How the Calculation Works
Addition and subtraction are done entry by entry. Multiplication follows standard matrix multiplication, where each result entry comes from row-by-column products and sums. Transpose swaps rows and columns. For determinants, the page uses the direct 2x2 formula and a recursive expansion for 3x3 matrices.
Inverse is computed with a Gauss-Jordan style elimination approach. Before returning an inverse, the page checks whether the determinant is 0. If the matrix is singular, it shows an error instead of pretending an inverse exists. That matters because many inverse problems fail not because the arithmetic is sloppy, but because the original matrix is not invertible in the first place.
Example
Suppose you want to verify whether the product of two 2x2 matrices is correct. Set the size to 2x2, choose multiplication, and enter both matrices row by row. The page immediately returns the product matrix. That instant feedback is useful because it helps you see whether the mistake was in your multiplication rule, your row-column pairing, or simply a copied number.
How to Understand the Result
Matrix Result or Scalar Result
Addition, subtraction, multiplication, inverse, and transpose return matrices. Determinant returns a single scalar value. Before interpreting the output, it helps to confirm which kind of operation you selected.
Result Notes
The page includes short notes such as same-size reminders or determinant-value context. They are brief, but they help confirm that you are reading the output in the right mathematical frame.
Common Mistakes
- Choosing 3x3 but entering only two rows or the wrong number of values per row.
- Assuming every operation needs two matrices when determinant, inverse, and transpose use only matrix A.
- Treating a singular matrix as a page bug when the real issue is determinant 0.
- Expecting higher-dimensional or symbolic matrix features from a page built for 2x2 and 3x3 numeric inputs.
FAQ
Why does the page recalculate as soon as I edit the matrix
Because the current implementation recalculates automatically once the required input is valid, which makes practice and checking faster.
Does inverse failure always mean I typed something wrong
Not necessarily.

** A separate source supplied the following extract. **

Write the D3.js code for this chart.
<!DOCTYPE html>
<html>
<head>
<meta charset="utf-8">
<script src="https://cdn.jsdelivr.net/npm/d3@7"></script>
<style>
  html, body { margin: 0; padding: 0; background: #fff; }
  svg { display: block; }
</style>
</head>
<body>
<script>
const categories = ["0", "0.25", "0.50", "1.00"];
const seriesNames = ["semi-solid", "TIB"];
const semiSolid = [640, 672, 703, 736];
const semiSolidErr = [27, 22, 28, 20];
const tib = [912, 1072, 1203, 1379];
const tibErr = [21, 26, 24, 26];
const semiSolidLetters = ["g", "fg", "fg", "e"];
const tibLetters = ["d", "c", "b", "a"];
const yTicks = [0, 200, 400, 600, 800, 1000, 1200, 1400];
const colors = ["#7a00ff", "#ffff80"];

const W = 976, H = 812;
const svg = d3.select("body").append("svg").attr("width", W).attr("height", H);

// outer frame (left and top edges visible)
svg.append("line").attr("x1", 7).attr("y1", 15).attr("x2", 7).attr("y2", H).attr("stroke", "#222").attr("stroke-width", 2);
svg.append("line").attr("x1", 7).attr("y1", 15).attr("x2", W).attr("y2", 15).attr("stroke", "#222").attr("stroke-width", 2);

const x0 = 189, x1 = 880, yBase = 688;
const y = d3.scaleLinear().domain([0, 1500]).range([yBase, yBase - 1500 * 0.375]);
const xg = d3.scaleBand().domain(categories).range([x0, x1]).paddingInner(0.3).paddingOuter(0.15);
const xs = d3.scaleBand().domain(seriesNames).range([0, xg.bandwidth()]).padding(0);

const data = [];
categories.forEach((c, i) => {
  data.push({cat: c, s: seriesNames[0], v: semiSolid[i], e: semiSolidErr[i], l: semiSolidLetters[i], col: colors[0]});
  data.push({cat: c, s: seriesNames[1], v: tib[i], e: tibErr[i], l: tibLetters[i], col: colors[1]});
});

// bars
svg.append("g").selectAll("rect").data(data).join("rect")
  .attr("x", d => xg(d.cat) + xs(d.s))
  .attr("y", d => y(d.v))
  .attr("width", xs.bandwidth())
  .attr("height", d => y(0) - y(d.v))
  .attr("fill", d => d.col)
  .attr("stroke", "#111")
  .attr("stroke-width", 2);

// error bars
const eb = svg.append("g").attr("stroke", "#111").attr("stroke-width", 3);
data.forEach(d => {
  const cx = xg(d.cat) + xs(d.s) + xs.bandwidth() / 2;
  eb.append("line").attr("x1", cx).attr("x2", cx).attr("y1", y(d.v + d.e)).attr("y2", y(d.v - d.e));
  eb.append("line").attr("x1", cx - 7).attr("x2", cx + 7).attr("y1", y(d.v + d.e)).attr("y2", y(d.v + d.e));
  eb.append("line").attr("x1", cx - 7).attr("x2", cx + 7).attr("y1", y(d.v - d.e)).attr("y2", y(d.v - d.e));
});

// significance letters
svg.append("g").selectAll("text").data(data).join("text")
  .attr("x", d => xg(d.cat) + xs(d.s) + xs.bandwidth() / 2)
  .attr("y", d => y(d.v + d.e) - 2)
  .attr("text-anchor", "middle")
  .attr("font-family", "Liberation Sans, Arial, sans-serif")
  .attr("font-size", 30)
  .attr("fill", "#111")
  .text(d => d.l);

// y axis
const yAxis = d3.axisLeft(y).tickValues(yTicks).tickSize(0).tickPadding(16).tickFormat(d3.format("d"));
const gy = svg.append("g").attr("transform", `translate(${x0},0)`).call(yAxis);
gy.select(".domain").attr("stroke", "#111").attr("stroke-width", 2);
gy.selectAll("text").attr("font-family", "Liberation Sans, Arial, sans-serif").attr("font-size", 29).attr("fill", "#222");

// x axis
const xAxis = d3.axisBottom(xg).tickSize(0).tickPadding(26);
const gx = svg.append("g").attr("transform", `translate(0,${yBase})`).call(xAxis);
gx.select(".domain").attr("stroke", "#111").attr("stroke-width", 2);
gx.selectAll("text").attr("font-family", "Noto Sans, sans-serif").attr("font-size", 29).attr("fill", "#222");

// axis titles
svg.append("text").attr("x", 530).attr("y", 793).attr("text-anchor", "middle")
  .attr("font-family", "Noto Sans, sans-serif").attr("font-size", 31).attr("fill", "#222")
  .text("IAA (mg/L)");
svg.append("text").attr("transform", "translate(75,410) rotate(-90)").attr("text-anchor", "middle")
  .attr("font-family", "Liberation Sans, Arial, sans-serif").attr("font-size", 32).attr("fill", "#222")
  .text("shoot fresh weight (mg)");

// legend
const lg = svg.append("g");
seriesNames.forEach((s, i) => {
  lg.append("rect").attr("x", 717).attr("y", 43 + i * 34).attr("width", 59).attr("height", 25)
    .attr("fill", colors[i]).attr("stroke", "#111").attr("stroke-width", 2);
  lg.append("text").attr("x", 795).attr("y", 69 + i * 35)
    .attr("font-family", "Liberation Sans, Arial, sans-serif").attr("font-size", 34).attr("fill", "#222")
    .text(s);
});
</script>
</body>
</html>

A common reason is that the matrix is singular, which means its determinant is exactly 0.
Notes
- The current page supports only 2x2 and 3x3 numeric square matrices, not higher-dimensional or symbolic matrices.
- Inverse results come from numeric computation, so very precision-sensitive work should still be cross-checked with hand work or specialized software.
Frequently Asked Questions
Which matrix sizes does the current page support?
The current page supports 2x2 and 3x3 square matrices only.
Which operations need two matrices?
Addition, subtraction, and multiplication need both matrix A and matrix B, while determinant, inverse, and transpose use only matrix A.
How should I enter the matrix text?
Put each row on its own line and separate values with spaces or commas, making sure the row and column count matches the selected size.
Why does inverse sometimes fail?
If the matrix is singular, meaning its determinant is 0, the current page cannot produce an inverse result.